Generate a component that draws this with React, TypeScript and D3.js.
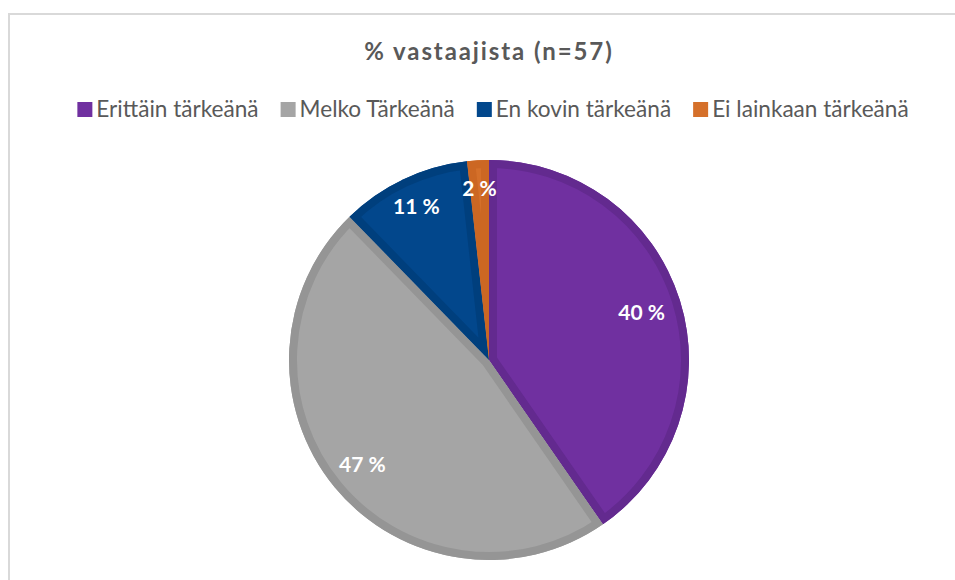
import React, { useEffect, useRef } from 'react';
import * as d3 from 'd3';

const chartTitle = '% vastaajista (n=57)';
const categories = ['Erittäin tärkeänä', 'Melko Tärkeänä', 'En kovin tärkeänä', 'Ei lainkaan tärkeänä'];
const counts = [23, 27, 6, 1];
const fillColors = ['#7030A0', '#A5A5A5', '#02478C', '#D5702A'];
const borderColors = ['#632A8F', '#959595', '#003F7D', '#CC6723'];
const labelRadiusFactors = [0.8, 0.82, 0.85, 0.86];

const W = 955;
const H = 580;
const CX = 489;
const CY = 360;
const R = 200;

export default function App() {
  const ref = useRef<SVGSVGElement | null>(null);

  useEffect(() => {
    const svg = d3.select(ref.current);
    svg.selectAll('*').remove();

    svg.append('rect').attr('x', 0).attr('y', 0).attr('width', W).attr('height', H).attr('fill', '#fff');
    svg.append('rect')
      .attr('x', 9).attr('y', 14).attr('width', W + 20).attr('height', H + 20)
      .attr('fill', 'none').attr('stroke', '#D9D9D9').attr('stroke-width', 2);

    svg.append('text')
      .attr('x', CX).attr('y', 60)
      .attr('text-anchor', 'middle')
      .attr('font-family', 'Lato, sans-serif')
      .attr('font-weight', 700)
      .attr('font-size', 24)
      .attr('letter-spacing', 1.9)
      .attr('fill', '#595959')
      .text(chartTitle);

    // Legend
    const lg = svg.append('g');
    const items = lg.selectAll('g.item').data(categories).enter().append('g').attr('class', 'item');
    items.append('rect').attr('width', 15).attr('height', 15).attr('y', 102)
      .attr('fill', (_d, i) => fillColors[i]);
    const texts = items.append('text')
      .attr('y', 117)
      .attr('font-family', 'Lato, sans-serif')
      .attr('font-size', 22.6)
      .attr('fill', '#595959')
      .text(d => d);
    const widths: number[] = [];
    texts.each(function () { widths.push((this as SVGTextElement).getComputedTextLength()); });
    const markerW = 15, gapMT = 4, gapItem = 22;
    const total = widths.reduce((a, w) => a + markerW + gapMT + w, 0) + gapItem * (widths.length - 1);
    let x = 493 - total / 2;
    items.each(function (_d, i) {
      const g = d3.select(this);
      g.select('rect').attr('x', x);
      g.select('text').attr('x', x + markerW + gapMT);
      x += markerW + gapMT + widths[i] + gapItem;
    });

    // Pie
    const pie = d3.pie<number>().sort(null).value(d => d);
    const arcs = pie(counts);
    const arc = d3.arc<d3.PieArcDatum<number>>().innerRadius(0).outerRadius(R);
    const pg = svg.append('g').attr('transform', `translate(${CX},${CY})`);
    const defs = svg.append('defs');
    arcs.forEach((a, i) => {
      defs.append('clipPath').attr('id', `slice-clip-${i}`)
        .append('path').attr('d', arc(a) as string);
    });
    pg.selectAll('path.fill').data(arcs).enter().append('path')
      .attr('class', 'fill')
      .attr('d', d => arc(d) as string)
      .attr('fill', (_d, i) => fillColors[i]);
    pg.selectAll('path.border').data(arcs).enter().append('path')
      .attr('class', 'border')
      .attr('d', d => arc(d) as string)
      .attr('fill', 'none')
      .attr('stroke', (_d, i) => borderColors[i])
      .attr('stroke-width', 16)
      .attr('stroke-linejoin', 'miter')
      .attr('clip-path', (_d, i) => `url(#slice-clip-${i})`);

    const sum = d3.sum(counts);
    pg.selectAll('text.lbl').data(arcs).enter().append('text')
      .attr('class', 'lbl')
      .attr('transform', (d, i) => {
        const rr = R * labelRadiusFactors[i];
        const c = d3.arc<d3.PieArcDatum<number>>().innerRadius(rr).outerRadius(rr).centroid(d);
        return `translate(${c[0]},${c[1]})`;
      })
      .attr('text-anchor', 'middle')
      .attr('dy', '0.35em')
      .attr('font-family', 'Lato, sans-serif')
      .attr('font-weight', 700)
      .attr('font-size', 21)
      .attr('fill', '#fff')
      .text(d => `${Math.round((d.data / sum) * 100)} %`);
  }, []);

  return (
    <svg ref={ref} width={W} height={H} style={{ position: 'absolute', left: 0, top: 0, display: 'block' }} />
  );
}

TASK PROMPT: Reproduce each line word for word and drop the pictures.

FINAL ANSWER:
Generate a component that draws this with React, TypeScript and D3.js.
import React, { useEffect, useRef } from 'react';
import * as d3 from 'd3';

const chartTitle = '% vastaajista (n=57)';
const categories = ['Erittäin tärkeänä', 'Melko Tärkeänä', 'En kovin tärkeänä', 'Ei lainkaan tärkeänä'];
const counts = [23, 27, 6, 1];
const fillColors = ['#7030A0', '#A5A5A5', '#02478C', '#D5702A'];
const borderColors = ['#632A8F', '#959595', '#003F7D', '#CC6723'];
const labelRadiusFactors = [0.8, 0.82, 0.85, 0.86];

const W = 955;
const H = 580;
const CX = 489;
const CY = 360;
const R = 200;

export default function App() {
  const ref = useRef<SVGSVGElement | null>(null);

  useEffect(() => {
    const svg = d3.select(ref.current);
    svg.selectAll('*').remove();

    svg.append('rect').attr('x', 0).attr('y', 0).attr('width', W).attr('height', H).attr('fill', '#fff');
    svg.append('rect')
      .attr('x', 9).attr('y', 14).attr('width', W + 20).attr('height', H + 20)
      .attr('fill', 'none').attr('stroke', '#D9D9D9').attr('stroke-width', 2);

    svg.append('text')
      .attr('x', CX).attr('y', 60)
      .attr('text-anchor', 'middle')
      .attr('font-family', 'Lato, sans-serif')
      .attr('font-weight', 700)
      .attr('font-size', 24)
      .attr('letter-spacing', 1.9)
      .attr('fill', '#595959')
      .text(chartTitle);

    // Legend
    const lg = svg.append('g');
    const items = lg.selectAll('g.item').data(categories).enter().append('g').attr('class', 'item');
    items.append('rect').attr('width', 15).attr('height', 15).attr('y', 102)
      .attr('fill', (_d, i) => fillColors[i]);
    const texts = items.append('text')
      .attr('y', 117)
      .attr('font-family', 'Lato, sans-serif')
      .attr('font-size', 22.6)
      .attr('fill', '#595959')
      .text(d => d);
    const widths: number[] = [];
    texts.each(function () { widths.push((this as SVGTextElement).getComputedTextLength()); });
    const markerW = 15, gapMT = 4, gapItem = 22;
    const total = widths.reduce((a, w) => a + markerW + gapMT + w, 0) + gapItem * (widths.length - 1);
    let x = 493 - total / 2;
    items.each(function (_d, i) {
      const g = d3.select(this);
      g.select('rect').attr('x', x);
      g.select('text').attr('x', x + markerW + gapMT);
      x += markerW + gapMT + widths[i] + gapItem;
    });

    // Pie
    const pie = d3.pie<number>().sort(null).value(d => d);
    const arcs = pie(counts);
    const arc = d3.arc<d3.PieArcDatum<number>>().innerRadius(0).outerRadius(R);
    const pg = svg.append('g').attr('transform', `translate(${CX},${CY})`);
    const defs = svg.append('defs');
    arcs.forEach((a, i) => {
      defs.append('clipPath').attr('id', `slice-clip-${i}`)
        .append('path').attr('d', arc(a) as string);
    });
    pg.selectAll('path.fill').data(arcs).enter().append('path')
      .attr('class', 'fill')
      .attr('d', d => arc(d) as string)
      .attr('fill', (_d, i) => fillColors[i]);
    pg.selectAll('path.border').data(arcs).enter().append('path')
      .attr('class', 'border')
      .attr('d', d => arc(d) as string)
      .attr('fill', 'none')
      .attr('stroke', (_d, i) => borderColors[i])
      .attr('stroke-width', 16)
      .attr('stroke-linejoin', 'miter')
      .attr('clip-path', (_d, i) => `url(#slice-clip-${i})`);

    const sum = d3.sum(counts);
    pg.selectAll('text.lbl').data(arcs).enter().append('text')
      .attr('class', 'lbl')
      .attr('transform', (d, i) => {
        const rr = R * labelRadiusFactors[i];
        const c = d3.arc<d3.PieArcDatum<number>>().innerRadius(rr).outerRadius(rr).centroid(d);
        return `translate(${c[0]},${c[1]})`;
      })
      .attr('text-anchor', 'middle')
      .attr('dy', '0.35em')
      .attr('font-family', 'Lato, sans-serif')
      .attr('font-weight', 700)
      .attr('font-size', 21)
      .attr('fill', '#fff')
      .text(d => `${Math.round((d.data / sum) * 100)} %`);
  }, []);

  return (
    <svg ref={ref} width={W} height={H} style={{ position: 'absolute', left: 0, top: 0, display: 'block' }} />
  );
}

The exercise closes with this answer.